US Bishops Receive Relic of Blessed Carlo Acutis

Archbishop Domenico Sorrentino presented the relic to the U.S. Conference of Catholic Bishops for the national Eucharistic Revival.

The relic of Blessed Carlo Acutis, a fragment of his pericardium is seen at Holy Family parish in Queens, New York, April 6.
The relic of Blessed Carlo Acutis, a fragment of his pericardium is seen at Holy Family parish in Queens, New York, April 6. (photo: Catholic News Agency / courtesy of DeSales Media)

The U.S. bishops recently welcomed a relic of Blessed Carlo Acutis. It is the teenager’s pericardium, or the sac that protected his heart.

“I now bring to you the relic of the pericardium, which is the membrane that surrounds the heart of a new blessed,” Archbishop Domenico Sorrentino of Assisi-Nocera Umbra-Gualdo Tadino, Italy,  said April 7.

Archbishop Sorrentino presented the relic to the U.S. Conference of Catholic Bishops (USCCB) for the national Eucharistic Revival, a multi-year initiative by the bishops to foster devotion in Christ’s real presence.

The U.S. bishops will house the relic for one year “for a pilgrimage of faith and sanctity for all, especially for young people,” Archbishop Sorrentino said.

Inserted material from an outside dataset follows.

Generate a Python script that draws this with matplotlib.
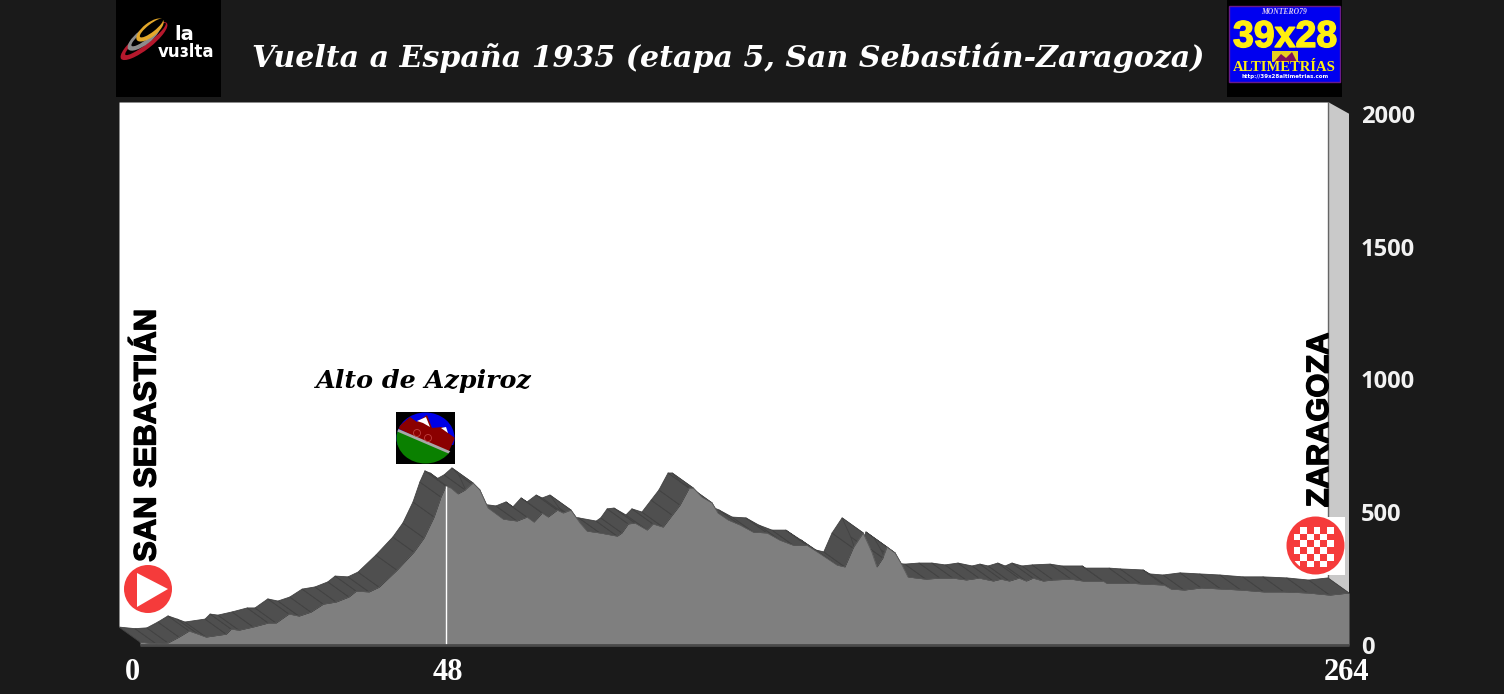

Cardinal Timothy Dolan of New York received the relic on behalf of the USCCB during a Mass at St. Rita of Cascia-St. Pius V Church in the Bronx.

Archbishop Sorrentino concluded, “I’m going to end with [what] Carlo comes to teach us, [which] is a friendship with Jesus, a real friendship where Jesus becomes all in our lives.”

Blessed Carlo, an English-born Italian Catholic, used technology to spread devotion to the Eucharist before he died in 2006 at the young age of 15 from leukemia. Beatified in 2020, he is a patron for the revival.

In a press release Friday, the USCCB announced that there will be opportunities for Catholics to venerate the relic. This information will later be released at the website for the revival.